Saat kita telah mencapai pemahaman utuh terkait imajinasi kontrak sosial, sangat besar kemungkinan hal yang menjadi kebutuhan dasar warga negara (pendidikan, kesehatan, transportasi, dan kebutuhan dasar lainnya) dapat terpenuhi secara adil, bijak, dan bertanggung jawab oleh negara.
Mencapai tolok ukur tersebut memang membutuhkan modal (pajak) yang besar. Namun, bila memang sesuai dengan transaksionalnya, rasanya tidak perlu lagi jadi perdebatan. Sebab, kontrak sosialnya memang menuntut begitu.
Sedangkan untuk kasus Indonesia, imajinasi kontrak sosial tersebut gagal dicapai. Tidak perlu data untuk membedah pernyataan ini.
Sudah rahasia umum bahwa kebutuhan dasar warga negara sangatlah elitis, tebang pilih, dan penuh diskriminasi. Lalu, sebagai warga negara, apa kita membenarkannya?
Tidak bermaksud melarang orang mendukung negara atau pemerintahan. Mendukung pemerintah adalah kewajiban semua orang tanpa terkecuali.
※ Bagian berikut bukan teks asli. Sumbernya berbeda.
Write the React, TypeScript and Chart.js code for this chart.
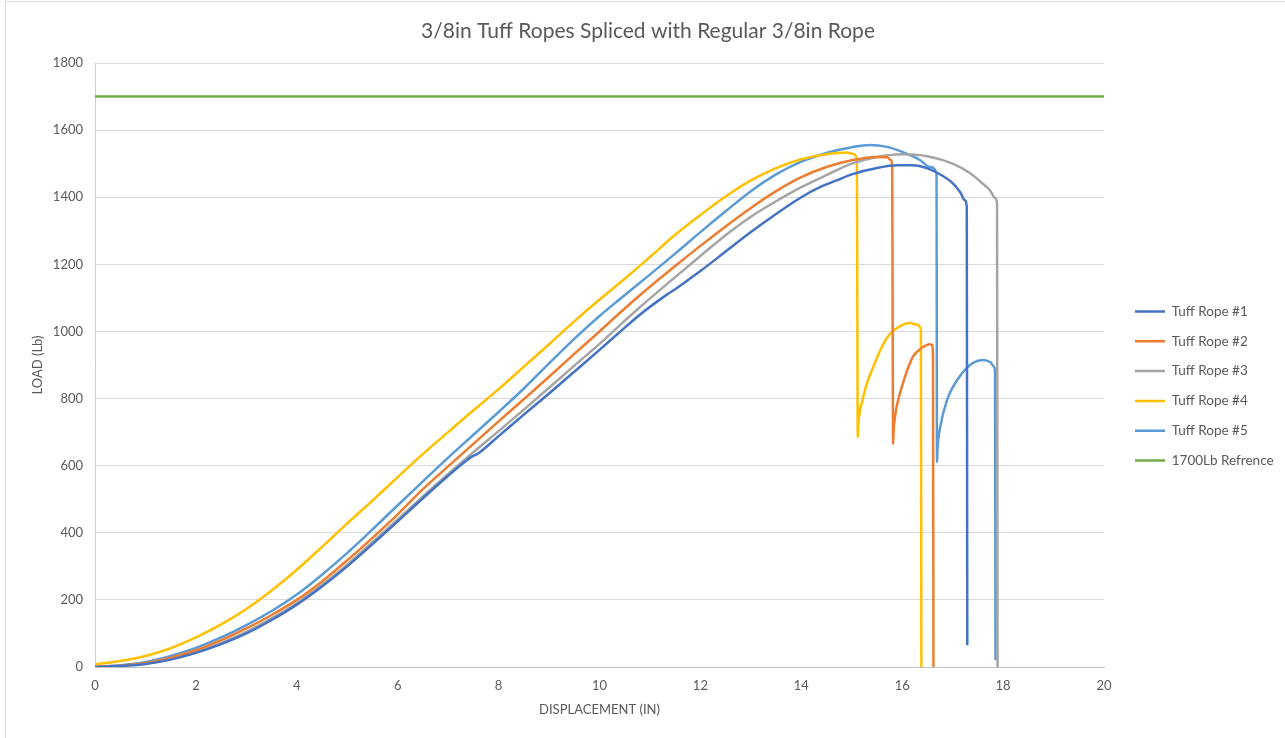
import { useEffect, useRef } from "react";
import { Chart, registerables } from "chart.js";

Chart.register(...registerables);

const chartTitle = "3/8in Tuff Ropes Spliced with Regular 3/8in Rope";
const xAxisTitle = "DISPLACEMENT (IN)";
const yAxisTitle = "LOAD (Lb)";

const seriesNames = ["Tuff Rope #1", "Tuff Rope #2", "Tuff Rope #3", "Tuff Rope #4", "Tuff Rope #5", "1700Lb Refrence"];
const seriesColors = ["#4472C4", "#ED7D31", "#A5A5A5", "#FFC000", "#5B9BD5", "#70AD47"];

// [displacement (in), load (lb)]
const rope1: [number, number][] = [
  [0, 0], [0.5, 3], [1, 9], [1.5, 22], [2, 42], [2.5, 68], [3, 100], [3.5, 140], [4, 186], [4.5, 240],
  [5, 300], [5.5, 366], [6, 434], [6.5, 503], [7, 570], [7.3, 608], [7.47, 627], [7.6, 637], [8, 688],
  [8.5, 752], [9, 815], [9.5, 880], [10, 945], [10.4, 998], [10.8, 1050], [11.3, 1106], [11.5, 1126],
  [12, 1180], [12.5, 1238], [13, 1296], [13.5, 1350], [14, 1400], [14.4, 1432], [14.7, 1450], [15, 1468],
  [15.5, 1487], [15.9, 1495], [16.2, 1495], [16.5, 1486], [16.8, 1464], [17, 1442], [17.15, 1415],
  [17.25, 1390], [17.28, 1370], [17.29, 65],
];
const rope2: [number, number][] = [
  [0, 0], [0.5, 4], [1, 12], [1.5, 28], [2, 50], [2.5, 80], [3, 115], [3.5, 155], [4, 200], [4.5, 255],
  [5, 318], [5.5, 385], [6, 455], [6.5, 530], [7, 598], [7.5, 665], [8, 732], [8.5, 798], [9, 865],
  [9.5, 933], [10, 1000], [10.4, 1055], [10.8, 1108], [11.5, 1195], [12, 1255], [12.5, 1313], [13, 1368],
  [13.5, 1418], [14, 1460], [14.5, 1490], [15, 1510], [15.5, 1520], [15.7, 1519], [15.78, 1510],
  [15.8, 1495], [15.82, 665], [15.83, 706], [15.86, 748], [15.9, 782], [16.02, 848], [16.21, 924],
  [16.4, 952], [16.55, 962], [16.59, 960], [16.61, 930], [16.62, 0],
];
const rope3: [number, number][] = [
  [0, 0], [0.5, 3], [1, 10], [1.5, 24], [2, 44], [2.5, 72], [3, 105], [3.5, 145], [4, 190], [4.5, 245],
  [5, 305], [5.5, 372], [6, 440], [6.5, 508], [7, 575], [7.5, 640], [8, 703], [8.5, 767], [9, 832],
  [9.5, 898], [10, 963], [10.4, 1018], [10.8, 1072], [11.5, 1162], [12, 1225], [12.5, 1287], [13, 1342],
  [13.5, 1388], [14, 1430], [14.5, 1466], [15, 1500], [15.5, 1520], [16, 1528], [16.5, 1522], [17, 1500],
  [17.34, 1472], [17.6, 1440], [17.74, 1421], [17.84, 1398], [17.88, 1380], [17.89, 0],
];
const rope4: [number, number][] = [
  [0, 8], [0.5, 18], [1, 33], [1.5, 56], [2, 88], [2.5, 127], [3, 173], [3.5, 228], [4, 290], [4.5, 358],
  [5, 428], [5.5, 496], [6, 566], [6.5, 635], [7, 700], [7.5, 765], [8, 828], [8.5, 895], [9, 962],
  [9.5, 1030], [10, 1095], [10.5, 1157], [11, 1222], [11.5, 1288], [12, 1347], [12.5, 1402], [13, 1450],
  [13.5, 1487], [14, 1513], [14.5, 1528], [14.9, 1533], [15.05, 1528], [15.1, 1510], [15.12, 685],
  [15.13, 722], [15.16, 760], [15.22, 800], [15.3, 845], [15.42, 892], [15.6, 955], [15.76, 993],
  [15.95, 1015], [16.15, 1025], [16.3, 1020], [16.37, 1005], [16.38, 0],
];
const rope5: [number, number][] = [
  [0, 0], [0.5, 5], [1, 15], [1.5, 33], [2, 57], [2.5, 88], [3, 125], [3.5, 167], [4, 216], [4.5, 275],
  [5, 340], [5.5, 410], [6, 482], [6.5, 553], [7, 624], [7.5, 692], [8, 760], [8.5, 830], [9, 905],
  [9.5, 978], [10, 1046], [10.4, 1096], [10.8, 1145], [11.5, 1232], [12, 1296], [12.5, 1358], [13, 1418],
  [13.5, 1468], [14, 1506], [14.5, 1532], [15, 1549], [15.36, 1556], [15.7, 1550], [16, 1535],
  [16.35, 1511], [16.55, 1490], [16.68, 1472], [16.69, 611], [16.7, 650], [16.75, 712], [16.89, 796],
  [17.15, 868], [17.4, 906], [17.6, 915], [17.75, 908], [17.82, 895], [17.84, 880], [17.85, 20],
];
const reference: [number, number][] = [[0, 1700], [20, 1700]];

const xMin = 0;
const xMax = 20;
const xStep = 2;
const yMin = 0;
const yMax = 1800;
const yStep = 200;

const FONT = "Lato, 'Open Sans', 'DejaVu Sans', sans-serif";
const TEXT = "#595959";
const LEGEND_FONT = 13.5;
const LEGEND_PAD = 16.3;
const LEGEND_BOX = 30;

export default function App() {
  const canvasRef = useRef<HTMLCanvasElement>(null);

  useEffect(() => {
    const canvas = canvasRef.current;
    if (!canvas) return;
    const ctx = canvas.getContext("2d")!;
    ctx.font = `${LEGEND_FONT}px ${FONT}`;
    const legendTextW = Math.max(...seriesNames.map((n) => ctx.measureText(n).width));
    const rightPad = Math.max(0, 181 - (LEGEND_PAD + LEGEND_BOX + LEGEND_FONT / 2 + legendTextW + 10));

    const allSeries = [rope1, rope2, rope3, rope4, rope5, reference];
    const layoutTweak = {
      id: "layoutTweak",
      afterLayout(chart: any) {
        const l = chart.legend;
        if (l) {
          const dx = 1135 - LEGEND_PAD - l.left;
          l.left += dx;
          l.right += dx;
          l.top += 17;
          l.bottom += 17;
        }
        const t = chart.titleBlock;
        if (t) {
          t.left = 0;
          t.right = 1296;
        }
      },
    };

    const chart = new Chart(canvas, {
      type: "line",
      data: {
        datasets: allSeries.map((s, i) => ({
          label: seriesNames[i],
          data: s.map(([x, y]) => ({ x, y })),
          borderColor: seriesColors[i],
          backgroundColor: seriesColors[i],
          borderWidth: 2.5,
          pointRadius: 0,
          pointHoverRadius: 0,
          cubicInterpolationMode: "monotone" as const,
          fill: false,
        })),
      },
      options: {
        responsive: false,
        animation: false,
        events: [],
        layout: { padding: { left: 0, right: rightPad, top: 0, bottom: 0 } },
        font: { family: FONT },
        scales: {
          x: {
            type: "linear",
            min: xMin,
            max: xMax,
            afterFit: (s: any) => {
              s.height = 71;
            },
            ticks: { stepSize: xStep, color: TEXT, font: { size: 13, family: FONT }, padding: 11 },
            grid: { display: false, drawTicks: false },
            border: { display: true, color: "#BFBFBF", width: 1 },
            title: {
              display: true,
              text: xAxisTitle,
              color: TEXT,
              font: { size: 13, family: FONT },
              padding: { top: 4, bottom: 20 },
            },
          },
          y: {
            type: "linear",
            min: yMin,
            max: yMax,
            afterFit: (s: any) => {
              s.width = 95;
            },
            ticks: {
              stepSize: yStep,
              color: TEXT,
              font: { size: 13, family: FONT },
              padding: 12,
              callback: (v: any) => String(v),
            },
            grid: { color: "#D9D9D9", lineWidth: 1, drawTicks: false },
            border: { display: true, color: "#D0D0D0", width: 1 },
            title: {
              display: true,
              text: yAxisTitle,
              color: TEXT,
              font: { size: 13, family: FONT },
              padding: { top: 30, bottom: 0 },
            },
          },
        },
        plugins: {
          title: {
            display: true,
            text: chartTitle,
            color: TEXT,
            font: { size: 21, weight: "normal", family: FONT },
            padding: { top: 18.4, bottom: 19.4 },
          },
          legend: {
            position: "right",
            labels: {
              usePointStyle: true,
              pointStyle: "line",
              pointStyleWidth: LEGEND_BOX,
              padding: LEGEND_PAD,
              color: TEXT,
              font: { size: LEGEND_FONT, family: FONT },
            },
          },
          tooltip: { enabled: false },
        },
      },
      plugins: [layoutTweak],
    } as any);

    return () => chart.destroy();
  }, []);

  return (
    <div style={{ position: "absolute", left: 0, top: 0, width: 1285, height: 738, background: "#fff" }}>
      <div
        style={{
          position: "absolute",
          left: 5,
          top: 1,
          width: 1285,
          height: 740,
          borderLeft: "1px solid #D9D9D9",
          borderTop: "1px solid #D9D9D9",
          boxSizing: "border-box",
        }}
      />
      <canvas ref={canvasRef} width={1285} height={738} style={{ position: "absolute", left: 0, top: 0 }} />
    </div>
  );
}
Namun, kita tetap perlu ingat konsep pertama mengapa negara dan pemerintah dibentuk. Selama kontrak sosial belum tercapai, apapun ide dan hasil implementasi pemerintah sampai kapanpun tetap perlu dikoreksi, dikritisi, dan diperbaiki.
Pada akhirnya, kita jadi tahu, mengapa kebanyakan kita sebal, jengkel, dan ingin menerkam mereka yang menjadi pendukung pemerintah, sementara kita sama-sama tahu ada persoalan sosial besar yang masih merajalela.
Ketimbang mendukung pemerintah dengan segala dalilnya, mending ikutan mengontrol pemerintah saja. Bukankah itu tugas utama kita? Gak perlu nambah dan beralih tugas lainnya, deh. Kecuali memang ingin disebut pendengung.